Indian astronomy is slightly different from modern astronomy. Unlike the constellations the science is based on the Rashi - Twelve Zodiacal Constellations and Twenty Seven Nakshatras. The number of Nakshatras varies from 27 to 28 depending on the language and location. These Nakshatras are also known as the wives of the moon, since our celestial neighbor travels over the sky in period less than a month.

Amateur astronomers residing in rural areas use the ancient form of Hindu astronomy which is close to the Āryabhatīya, the magnum opus of Aryabhata named above. Aryabhata was an amateur astronomer. His passion for sciences began with his first encounter of the solar eclipse. He is credited as the first astronomer to make an attempt at measuring the Earth's circumference since Eratosthenes (circa 200 BC). Aryabhata accurately calculated the Earth's circumference as 24,835 miles, which was only 0.2% smaller than the actual value of 24,902 miles. Aryabhatta was the first to prepare the Indian Almanac, better known as panchangam. Rural amateur astronomers still use the panchang, while some assist the pandits in drafting the annual almanac.

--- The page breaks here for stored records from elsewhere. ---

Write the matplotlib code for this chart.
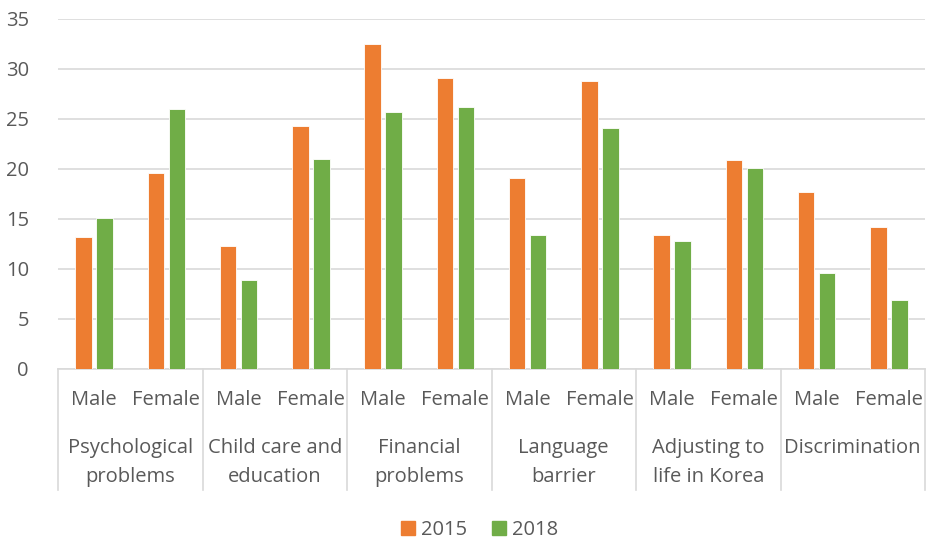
import matplotlib.pyplot as plt
from matplotlib.patches import Patch
import numpy as np

# datos
grupos = ['Psychological\nproblems', 'Child care and\neducation', 'Financial\nproblems',
          'Language\nbarrier', 'Adjusting to\nlife in Korea', 'Discrimination']
sexos = ['Male', 'Female']
v2015 = [13.2, 19.6, 12.3, 24.3, 32.5, 29.1, 19.1, 28.8, 13.4, 20.9, 17.7, 14.2]
v2018 = [15.1, 26.0, 8.9, 21.0, 25.7, 26.2, 13.4, 24.1, 12.8, 20.1, 9.6, 6.9]

naranja = '#ED7D31'
verde = '#70AD47'
gris_txt = '#595959'
gris_lin = '#d9d9d9'
tam = 14.5

plt.rcParams['font.family'] = ['Open Sans', 'DejaVu Sans']

fig = plt.figure(figsize=(9.26, 5.39), dpi=100)
ax = fig.add_axes([58/926, 1-369/539, 1-58/926-1/926, 350/539])

x = np.arange(len(v2015))
ancho = 0.23
ax.bar(x - 0.145, v2015, ancho, color=naranja, edgecolor='white', linewidth=0.6, zorder=3)
ax.bar(x + 0.145, v2018, ancho, color=verde, edgecolor='white', linewidth=0.6, zorder=3)

ax.set_xlim(-0.5, len(x) - 0.5)
ax.set_ylim(0, 35)
ax.set_yticks(range(0, 36, 5))
ax.yaxis.grid(True, color=gris_lin, linewidth=1.2)
ax.set_axisbelow(True)
ax.tick_params(axis='y', length=0, labelsize=tam, labelcolor=gris_txt, pad=21)
ax.set_xticks([])
for lado in ['top', 'right', 'left']:
    ax.spines[lado].set_visible(False)
ax.spines['bottom'].set_color(gris_lin)
ax.spines['bottom'].set_linewidth(1.2)

trans = ax.get_xaxis_transform()
# etiquetas Male / Female
for i in x:
    ax.text(i, -0.088, sexos[i % 2], transform=trans, ha='center', va='center',
            fontsize=tam, color=gris_txt)
# etiquetas de grupo
for g, nombre in enumerate(grupos):
    for k, linea in enumerate(nombre.split('\n')):
        ax.text(2*g + 0.5, -0.225 - 0.083*k, linea, transform=trans, ha='center',
                va='center', fontsize=tam, color=gris_txt)
# lineas separadoras
for b in np.arange(-0.5, len(x), 2):
    ax.plot([b, b], [0, -0.346], transform=trans, color=gris_lin, linewidth=1.2,
            clip_on=False)

handles = [Patch(color=naranja, label='2015'), Patch(color=verde, label='2018')]
fig.legend(handles=handles, loc='lower center', bbox_to_anchor=(0.518, -0.036), ncol=2,
           frameon=False, fontsize=tam, handlelength=0.7, handleheight=0.7,
           handletextpad=0.3, columnspacing=1.2, labelcolor=gris_txt)

fig.savefig('out.png', dpi=100)
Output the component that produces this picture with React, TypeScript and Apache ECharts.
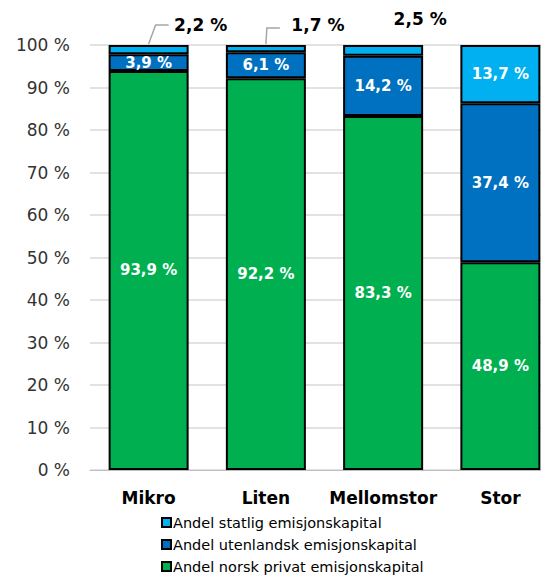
import React, { useEffect, useRef } from "react";
import * as echarts from "echarts";

const categories = ["Mikro", "Liten", "Mellomstor", "Stor"];
const statlig = [2.2, 1.7, 2.5, 13.7];
const utenlandsk = [3.9, 6.1, 14.2, 37.4];
const norsk = [93.9, 92.2, 83.3, 48.9];
const yTicks = [0, 10, 20, 30, 40, 50, 60, 70, 80, 90, 100];
const seriesNames = [
  "Andel statlig emisjonskapital",
  "Andel utenlandsk emisjonskapital",
  "Andel norsk privat emisjonskapital",
];

const FONT = "DejaVu Sans";
const fmt = (v: number) => v.toFixed(1).replace(".", ",") + " %";

export default function App() {
  const ref = useRef<HTMLDivElement>(null);
  useEffect(() => {
    const chart = echarts.init(ref.current!, null, { renderer: "svg" });
    const inside = {
      show: true,
      position: "inside",
      color: "#fff",
      fontWeight: "bold",
      fontSize: 15,
      fontFamily: FONT,
      formatter: (p: any) => fmt(p.value),
    };
    const border = { borderColor: "#000", borderWidth: 2 };
    const outsideOffsets = [
      [52, -7],
      [52, -7],
      [37, -13],
    ];
    chart.setOption({
      animation: false,
      textStyle: { fontFamily: FONT },
      grid: {
        left: 82,
        right: -2,
        top: 37,
        bottom: 118,
        containLabel: false,
        outerBoundsMode: "none",
      },
      legend: {
        orient: "vertical",
        left: 148,
        top: 505,
        width: 390,
        height: 70,
        itemWidth: 9,
        itemHeight: 9,
        itemGap: 7,
        padding: [2, 5],
        icon: "rect",
        data: seriesNames,
        textStyle: { fontSize: 14.5, color: "#000", fontFamily: FONT, padding: [0, 0, 0, -3] },
      },
      xAxis: {
        type: "category",
        data: categories,
        axisTick: { show: false },
        axisLine: { lineStyle: { color: "#bfbfbf", width: 1 } },
        axisLabel: {
          interval: 0,
          fontSize: 17,
          fontWeight: "bold",
          color: "#000",
          margin: 19,
          fontFamily: FONT,
        },
      },
      yAxis: {
        type: "value",
        min: yTicks[0],
        max: yTicks[yTicks.length - 1],
        interval: 10,
        axisLabel: { fontSize: 17, color: "#333", margin: 20, formatter: "{value} %", fontFamily: FONT },
        splitLine: { lineStyle: { color: "#d9d9d9", width: 1.5 } },
        axisLine: { show: false },
      },
      series: [
        {
          name: seriesNames[2],
          type: "bar",
          stack: "s",
          barWidth: 80,
          data: norsk,
          itemStyle: { color: "#00B050", ...border },
          label: inside,
        },
        {
          name: seriesNames[1],
          type: "bar",
          stack: "s",
          barWidth: 80,
          data: utenlandsk,
          itemStyle: { color: "#0070C0", ...border },
          label: inside,
        },
        {
          name: seriesNames[0],
          type: "bar",
          stack: "s",
          barWidth: 80,
          data: statlig.map((v, i) =>
            i < 3
              ? {
                  value: v,
                  label: {
                    show: true,
                    position: "top",
                    offset: outsideOffsets[i],
                    color: "#000",
                    fontWeight: "bold",
                    fontSize: 17,
                    fontFamily: FONT,
                    formatter: (p: any) => fmt(p.value),
                  },
                }
              : { value: v }
          ),
          itemStyle: { color: "#00B0F0", ...border },
          label: inside,
        },
      ],
    });
    // leader lines from bar tops to outside labels
    const lines: any[] = [];
    [0, 1].forEach((i) => {
      const base = chart.convertToPixel({ gridIndex: 0 } as any, [i, 100]) as number[];
      const bx = base[0];
      const by = base[1] - 1;
      const kink = i === 0 ? [bx + 7, by - 19] : [bx + 1, by - 16];
      lines.push({
        type: "polyline",
        shape: { points: [[bx, by], kink, [kink[0] + 13, kink[1]]] },
        style: { stroke: "#a6a6a6", lineWidth: 1.5, fill: "none" },
        silent: true,
      });
    });
    chart.setOption({ graphic: lines });
    return () => chart.dispose();
  }, []);
  return <div ref={ref} style={{ width: 549, height: 580 }} />;
}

Indian amateur astronomers use maps that, depending on experience and intentions, may range from simple planispheres through detailed maps of very specific areas of the night sky for getting involved in projects like photographing the whole sky, the Messier objects or observing the occultation of the stars by the Moon, or studying asteroids. A range of astronomy software is available and used by amateur astronomers, including software that generates maps of the sky, software to assist with astrophotography, and software to perform various calculations pertaining to astronomical phenomena.